Die Anfänge des Theaters in K. sind mit der Rekatholisierung und dem Jesuitenorden verbunden. 1632 wurde das Jesuitenkolleg Maria Himmelfahrt gegründet; 1637–1766 führten seine Studenten hier Dramen abwechselnd in lateinischer und tschechischer Sprache auf, die erste tschechische Vorstellung, ein Spiel über Christi Geburt, fand bereits 1637 in der St. Anton-Kirche statt. 1668 errichteten die Jesuiten einen Theatersaal, den ersten in der Stadt. Auf dem Gebiet des profanen Theaters ist die Tätigkeit des Domkapellmeisters Johann Franz Volkert (F. Volkert) zu nennen, der die Musik zu mehreren Lustspielen schrieb. Eine Theatergruppe von Dilettanten führte (wahrscheinlich 1805) E. Schikaneders Lustspiel Die Lyranten oder das lustige Elend auf Tschechisch (als Lautnicy anebo Weselá Bjda) mit der Musik Volkerts auf. Eine deutsche Dilettantengruppe spielte ab 1796 im Haus „Beim goldenen Adler“. Im selben Haus trat ab 1819 auch eine tschechische Theatergruppe auf, der der spätere Komponist der tschechischen Nationalhymne (nach 1918 Staatshymne) František Škroup (1801–62), damals Student am Gymnasium, angehörte und der in K. seine ersten kompositorischen Versuche unternahm. Um tschechische Vorstellungen machte sich der Theaterautor Václav Kliment Klicpera (1792–1859) verdient, der außer eigenen Stücken z. B. auch C. M. v. Webers Der Freischütz (1825) aufführte. Nach dem Abgang Klicperas nach Prag (1846) ist das Niveau des Ensembles gesunken.

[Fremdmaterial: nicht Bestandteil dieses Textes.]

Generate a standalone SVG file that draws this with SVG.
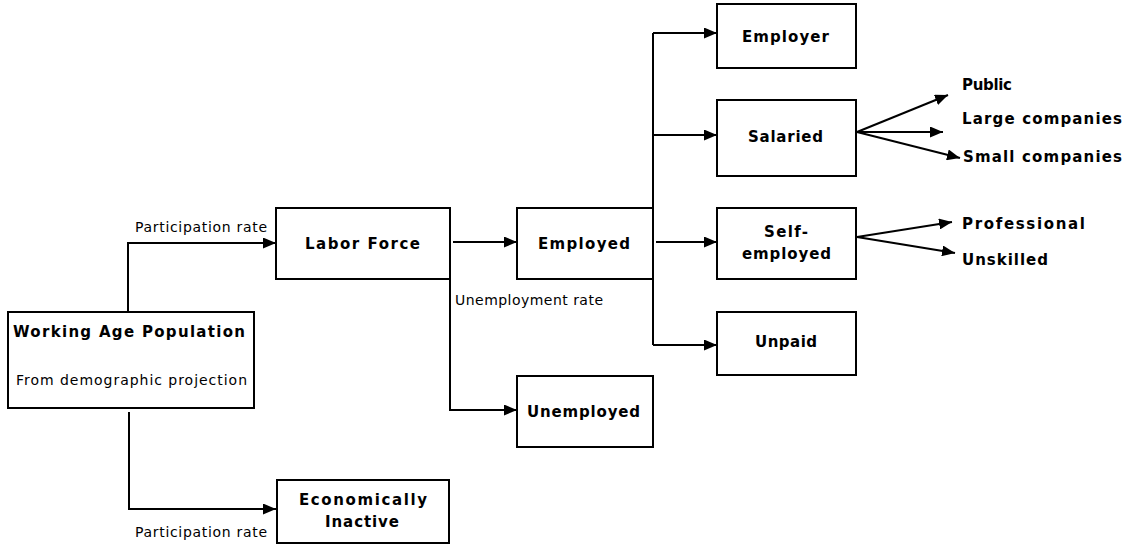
<svg xmlns="http://www.w3.org/2000/svg" width="1128" height="545" viewBox="0 0 1128 545">
  <style>
    .box { fill: #ffffff; stroke: #000000; stroke-width: 2; }
    .title { font-family: "DejaVu Sans", "Liberation Sans", sans-serif; font-weight: bold; font-size: 15px; fill: #000000; }
    .note { font-family: "DejaVu Sans", "Liberation Sans", sans-serif; font-size: 14px; fill: #000000; }
    .wire { fill: none; stroke: #000000; stroke-width: 2; }
  </style>
  <defs>
    <marker id="arrow" markerUnits="userSpaceOnUse" markerWidth="13" markerHeight="11" refX="13" refY="5.5" orient="auto">
      <path d="M0,0 L13,5.5 L0,11 z" fill="#000000"/>
    </marker>
  </defs>
  <rect width="1128" height="545" fill="#ffffff"/>

  <!-- connectors -->
  <g id="connectors">
    <path class="wire" d="M128,312 V243 H276" marker-end="url(#arrow)"/>
    <path class="wire" d="M129,412 V509 H276" marker-end="url(#arrow)"/>
    <path class="wire" d="M453,242 H517" marker-end="url(#arrow)"/>
    <path class="wire" d="M450,279 V410 H517" marker-end="url(#arrow)"/>
    <path class="wire" d="M653,33 V345"/>
    <path class="wire" d="M653,33 H717" marker-end="url(#arrow)"/>
    <path class="wire" d="M653,135 H717" marker-end="url(#arrow)"/>
    <path class="wire" d="M656,242 H717" marker-end="url(#arrow)"/>
    <path class="wire" d="M653,345 H717" marker-end="url(#arrow)"/>
    <path class="wire" d="M857,132 L948,95" marker-end="url(#arrow)"/>
    <path class="wire" d="M857,132 H943" marker-end="url(#arrow)"/>
    <path class="wire" d="M857,132 L960,158" marker-end="url(#arrow)"/>
    <path class="wire" d="M857,237 L952,222" marker-end="url(#arrow)"/>
    <path class="wire" d="M857,237 L955,253" marker-end="url(#arrow)"/>
    <text class="note" x="135" y="232" textLength="132" lengthAdjust="spacing">Participation rate</text>
    <text class="note" x="135" y="537" textLength="132" lengthAdjust="spacing">Participation rate</text>
    <text class="note" x="455" y="305" textLength="148" lengthAdjust="spacing">Unemployment rate</text>
  </g>

  <g id="working-age">
    <rect class="box" x="8" y="312" width="246" height="96"/>
    <text class="title" x="13" y="337" textLength="232" lengthAdjust="spacing">Working Age Population</text>
    <text class="note" x="16" y="385" textLength="231" lengthAdjust="spacing">From demographic projection</text>
  </g>

  <g id="labor-force">
    <rect class="box" x="276" y="208" width="174" height="71"/>
    <text class="title" x="305" y="249" textLength="115" lengthAdjust="spacing">Labor Force</text>
  </g>

  <g id="inactive">
    <rect class="box" x="277" y="480" width="172" height="63"/>
    <text class="title" x="299" y="505" textLength="128" lengthAdjust="spacing">Economically</text>
    <text class="title" x="325" y="527" textLength="74" lengthAdjust="spacing">Inactive</text>
  </g>

  <g id="employed">
    <rect class="box" x="517" y="208" width="136" height="71"/>
    <text class="title" x="538" y="249" textLength="92" lengthAdjust="spacing">Employed</text>
  </g>

  <g id="unemployed">
    <rect class="box" x="517" y="376" width="136" height="71"/>
    <text class="title" x="527" y="417" textLength="113" lengthAdjust="spacing">Unemployed</text>
  </g>

  <g id="employer">
    <rect class="box" x="717" y="4" width="139" height="64"/>
    <text class="title" x="742" y="42" textLength="87" lengthAdjust="spacing">Employer</text>
  </g>

  <g id="salaried">
    <rect class="box" x="717" y="100" width="139" height="76"/>
    <text class="title" x="748" y="142" textLength="75" lengthAdjust="spacing">Salaried</text>
  </g>

  <g id="self-employed">
    <rect class="box" x="717" y="208" width="139" height="71"/>
    <text class="title" x="764" y="237" textLength="44" lengthAdjust="spacing">Self-</text>
    <text class="title" x="742" y="259" textLength="89" lengthAdjust="spacing">employed</text>
  </g>

  <g id="unpaid">
    <rect class="box" x="717" y="312" width="139" height="63"/>
    <text class="title" x="755" y="347" textLength="62" lengthAdjust="spacing">Unpaid</text>
  </g>

  <g id="salaried-types">
    <text class="title" x="962" y="90" textLength="50" lengthAdjust="spacing">Public</text>
    <text class="title" x="962" y="124" textLength="160" lengthAdjust="spacing">Large companies</text>
    <text class="title" x="963" y="162" textLength="159" lengthAdjust="spacing">Small companies</text>
  </g>

  <g id="self-employed-types">
    <text class="title" x="962" y="229" textLength="123" lengthAdjust="spacing">Professional</text>
    <text class="title" x="962" y="265" textLength="86" lengthAdjust="spacing">Unskilled</text>
  </g>
</svg>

K. wurde unter Joseph II. zur Festung erklärt, sodass in den folgenden Jahren verschiedene Regimenter in der Stadt stationiert waren, deren Militärkapellen sich am lokalen Musikleben beteiligten. Es wurden unter Mitwirkung wandernder Theatergesellschaften und mit der Aushilfe von Dilettanten auch Opern gespielt, so z. B. in der Wintersaison 1839/40 G. Rossinis Aschenbrödel, G. Donizettis Liebestrank oder Škroups Dráteník (Der Rastelbinder) unter Mitwirkung der Kapelle des IR.s Nr. 25 unter ihrem Kpm. Anton Stolz. Der Theaterdirektor Carl Friedrich Knispel, der in der Saison 1842/43 in K. spielte, brachte zusammen mit der Kapelle des IR.s Nr. 20 A. Lortzings Der Wildschütz und Zar und Zimmermann sowie Die Regimentstochter und Belisar von Donizetti zur Aufführung. Im Jahre 1851 gastierte in K. die Theatergesellschaft der Brüder Zöllner, deren Vorstellungen von der Kapelle des IR.s Nr. 43 mitbestritten wurden. 1868–94 war im Konvikt Borromäum, einer Knabenschule, ein Studententheater tätig, das 1878–84 J. Nešvera leitete und z. B. Alessandro Stradella von F. v. Flotow und Donizettis Lucrezia Borgia aufführte, ebenfalls mit Begleitung einer Militärkapelle. Auch in den folgenden Jahren zogen die Theaterprinzipale immer wieder die Militärkapellen aus der Stadt oder der nahen Umgebung heran. Als Militärkapellmeister diente 1906–10 in K. R. Manzer d. Ä., ab 1910 bis zu seinem Tod Dirigent des Karlsbader Kurorchesters. Bei den Opernvorstellungen wirkten auch die Gesangsvereine Dobroslav, Vina u. a. mit.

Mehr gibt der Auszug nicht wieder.